Ano VII

Cidade de Deus

segunda-feira dez 17, 2012

Cidade de Deus (2002), de Fernando Meirelles e Kátia Lund

A primeira reação diante de Cidade de Deus, de Fernando Meirelles e Kátia Lund, foi de susto. Pobreza, tráfico e violência explodem na tela desconstruindo o imaginário da favela idílica de um país cordial – imaginário distante da realidade e que remete ao pobre digno, alegre e trabalhador (que poderia até ser malandro, mas bom). A exacerbação da violência, representada no personagem Zé Pequeno, tirou o chão de quem se sentia confortável com a visão/impressão romântica da favela.
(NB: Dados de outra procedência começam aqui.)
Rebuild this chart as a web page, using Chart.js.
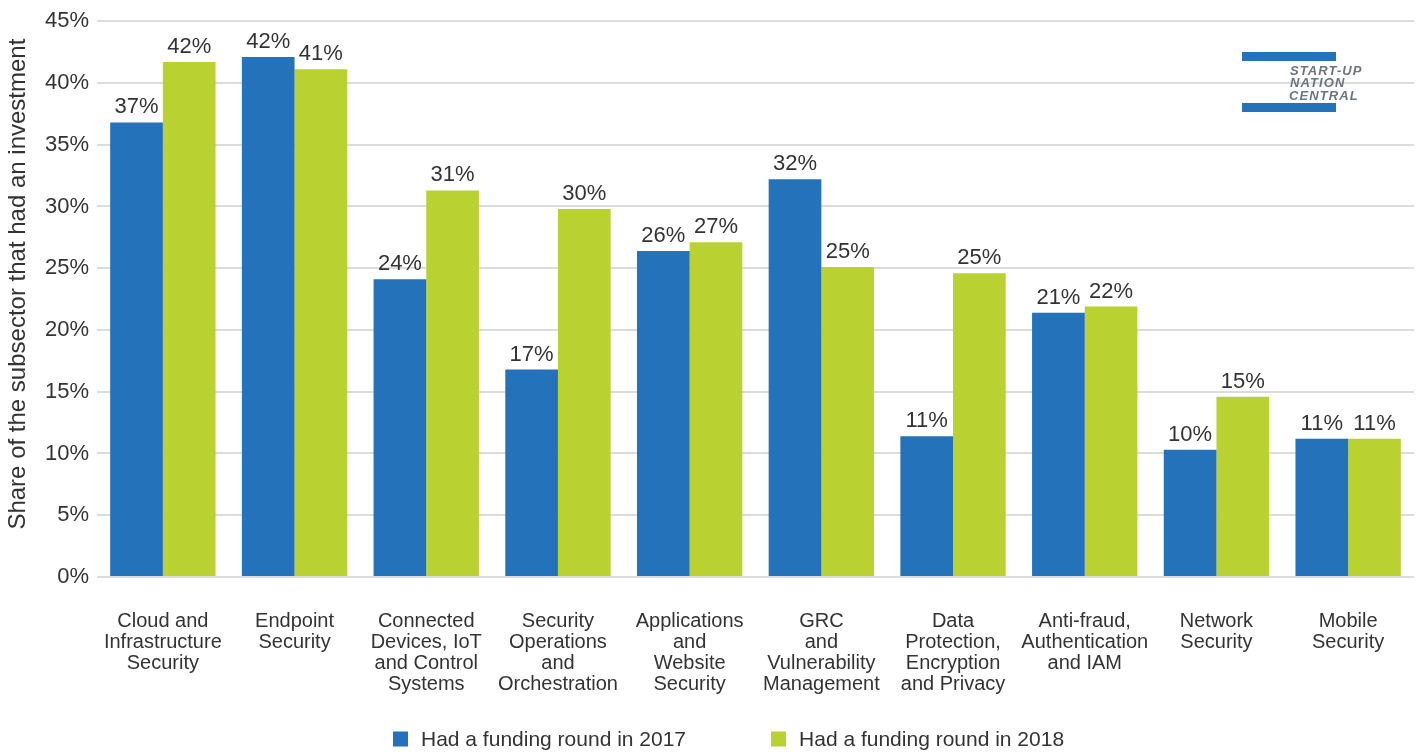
<!DOCTYPE html>
<html>
<head>
<meta charset="utf-8">
<title>Cyber security subsectors with an investment</title>
<script src="https://cdn.jsdelivr.net/npm/chart.js@4/dist/chart.umd.min.js"></script>
<style>
  html, body { margin: 0; padding: 0; background: #fff; }
  #wrap { width: 1420px; height: 753px; }
</style>
</head>
<body>
<div id="wrap"><canvas id="fundingChart" width="1420" height="753"></canvas></div>
<script>
var subsectors = [
    ["Cloud and", "Infrastructure", "Security"],
    ["Endpoint", "Security"],
    ["Connected", "Devices, IoT", "and Control", "Systems"],
    ["Security", "Operations", "and", "Orchestration"],
    ["Applications", "and", "Website", "Security"],
    ["GRC", "and", "Vulnerability", "Management"],
    ["Data", "Protection,", "Encryption", "and Privacy"],
    ["Anti-fraud,", "Authentication", "and IAM"],
    ["Network", "Security"],
    ["Mobile", "Security"]
];
var funded2017 = [36.8, 42.1, 24.1, 16.8, 26.4, 32.2, 11.4, 21.4, 10.3, 11.2];
var funded2018 = [41.7, 41.1, 31.3, 29.8, 27.1, 25.1, 24.6, 21.9, 14.6, 11.2];
var seriesNames = ["Had a funding round in 2017", "Had a funding round in 2018"];
var seriesColors = ["#2472ba", "#b9d232"];
var yTitle = "Share of the subsector that had an investment";
var yMin = 0, yMax = 45, yStep = 5;

var FONT = "'Liberation Sans', Arial, sans-serif";
var TEXT = "#333333";

Chart.defaults.font.family = FONT;
Chart.defaults.color = TEXT;

// percentage labels above every bar
var valueLabels = {
    id: 'valueLabels',
    afterDatasetsDraw(chart) {
        var ctx = chart.ctx;
        ctx.save();
        ctx.font = "22px " + FONT;
        ctx.fillStyle = TEXT;
        ctx.textAlign = 'center';
        ctx.textBaseline = 'alphabetic';
        chart.data.datasets.forEach((ds, i) => {
            chart.getDatasetMeta(i).data.forEach((bar, j) => {
                ctx.fillText(Math.round(ds.data[j]) + '%', bar.x, bar.y - 9);
            });
        });
        ctx.restore();
    }
};

// rotated y title, sits a little above the axis middle
var yAxisTitle = {
    id: 'yAxisTitle',
    afterDraw(chart) {
        var ctx = chart.ctx;
        var area = chart.chartArea;
        ctx.save();
        ctx.translate(18, (area.top + area.bottom) / 2 - 15);
        ctx.rotate(-Math.PI / 2);
        ctx.font = "24px " + FONT;
        ctx.fillStyle = TEXT;
        ctx.textAlign = 'center';
        ctx.textBaseline = 'middle';
        ctx.fillText(yTitle, 0, 0);
        ctx.restore();
    }
};

// legend row under the axis labels
var bottomLegend = {
    id: 'bottomLegend',
    afterDraw(chart) {
        var ctx = chart.ctx;
        var box = 15, gap = 13, itemGap = 85;
        var cy = 739;
        var x = 393;
        ctx.save();
        ctx.font = "21px " + FONT;
        ctx.textBaseline = 'middle';
        ctx.textAlign = 'left';
        chart.data.datasets.forEach(ds => {
            ctx.fillStyle = ds.backgroundColor;
            ctx.fillRect(x, cy - box / 2, box, box);
            ctx.fillStyle = TEXT;
            ctx.fillText(ds.label, x + box + gap, cy + 1);
            x += box + gap + ctx.measureText(ds.label).width + itemGap;
        });
        ctx.restore();
    }
};

// Start-Up Nation Central mark, top right
var logo = {
    id: 'logo',
    afterDraw(chart) {
        var ctx = chart.ctx;
        ctx.save();
        ctx.fillStyle = "#2472ba";
        ctx.fillRect(1242, 52, 94, 9);
        ctx.fillRect(1242, 103, 94, 9);
        ctx.fillStyle = "#6d7480";
        ctx.font = "italic bold 13px " + FONT;
        ctx.textAlign = 'left';
        ctx.textBaseline = 'alphabetic';
        if ('letterSpacing' in ctx) ctx.letterSpacing = '1.1px';
        ctx.fillText("START-UP", 1290, 74.5);
        ctx.fillText("NATION", 1290, 87);
        ctx.fillText("CENTRAL", 1289, 99.5);
        ctx.restore();
    }
};

new Chart("fundingChart", {
    type: "bar",
    data: {
        labels: subsectors,
        datasets: [{
            label: seriesNames[0],
            data: funded2017,
            backgroundColor: seriesColors[0]
        }, {
            label: seriesNames[1],
            data: funded2018,
            backgroundColor: seriesColors[1]
        }]
    },
    options: {
        responsive: false,
        animation: false,
        layout: { padding: { top: 18, right: 6, bottom: 56, left: 0 } },
        categoryPercentage: 0.8,
        barPercentage: 1.0,
        plugins: {
            legend: { display: false },
            tooltip: { enabled: false }
        },
        scales: {
            x: {
                grid: { display: false, drawTicks: false },
                border: { display: false },
                ticks: {
                    padding: 34,
                    maxRotation: 0,
                    autoSkip: false,
                    font: { size: 20, lineHeight: '21px' },
                    color: TEXT
                },
                afterFit(scale) { scale.height = 120; }
            },
            y: {
                min: yMin,
                max: yMax,
                grid: { color: "#dcdcdc", lineWidth: 2, drawTicks: false },
                border: { display: false },
                ticks: {
                    stepSize: yStep,
                    padding: 8,
                    font: { size: 22 },
                    color: TEXT,
                    callback: v => v + '%'
                },
                afterFit(scale) { scale.width = 97; }
            }
        }
    },
    plugins: [valueLabels, yAxisTitle, bottomLegend, logo]
});
</script>
</body>
</html>
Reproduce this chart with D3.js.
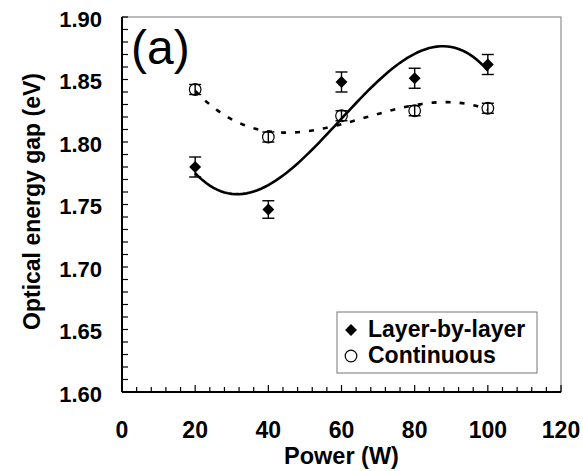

Tal cenário induz qualquer análise sobre o filme a realçar o social em detrimento do próprio filme. E, mesmo que fosse ensaio acadêmico (e não estas poucas linhas), ele apenas tangenciaria a complexidade do tema. Óbvio que não se pode ignorar as questões sociais que Cidade de Deus suscita. Mas os realizadores sabiam que estavam diante de um tema urgente (trazido pelo livro de Paulo Lins) e, apesar do choque que ele provoca, fizeram cinema e não estudo sociológico. Se ele se presta (e se presta) a tal estudo, é outra questão.

A partir do conceito de que cinema é representação da realidade, o filme retrata a favela em que o social está subentendido, mas é cinema, antes de tudo. E o filme não é bom por abordar tema de interesse sociológico, mas por reunir profissionais competentes e talentosos e utilizar todos os elementos fílmicos disponíveis para lhe conferir a qualidade que resultou na rara reverberação externa de um filme nacional.

Elementos como a fotografia exuberante que demarca os três atos do roteiro (cujo ponto de partida é um prólogo magnífico na sua dramaticidade), a montagem acelerada (que dita o ritmo e dá intensidade aos conflitos), a mise-en-scène crível baseada na preparação de não-atores (ame ou odeie o método, o filme não seria o mesmo sem ela), a trilha que pontua ações com comentários afetivos e irônicos (vide os versos de Alvorada, de Cartola – “lá no morro/ninguém chora não há tristeza/ninguém sente dissabor”), o humor que ameniza o impacto da violência e a direção que dá organicidade a tantas histórias paralelas.

São os aspectos mais visíveis (há outros) a serviço da jornada do herói/narrador na busca por saídas e que resume o sonho mais primitivo de uma sociedade que se pretende menos cruel e mais justa: o encontro sexual/afetivo, a inclusão e a realização profissional.

Visto à distância de dez anos, não se assusta mais com a ficção (baseada na realidade) de Cidade de Deus, mas com a banalização diária da violência real.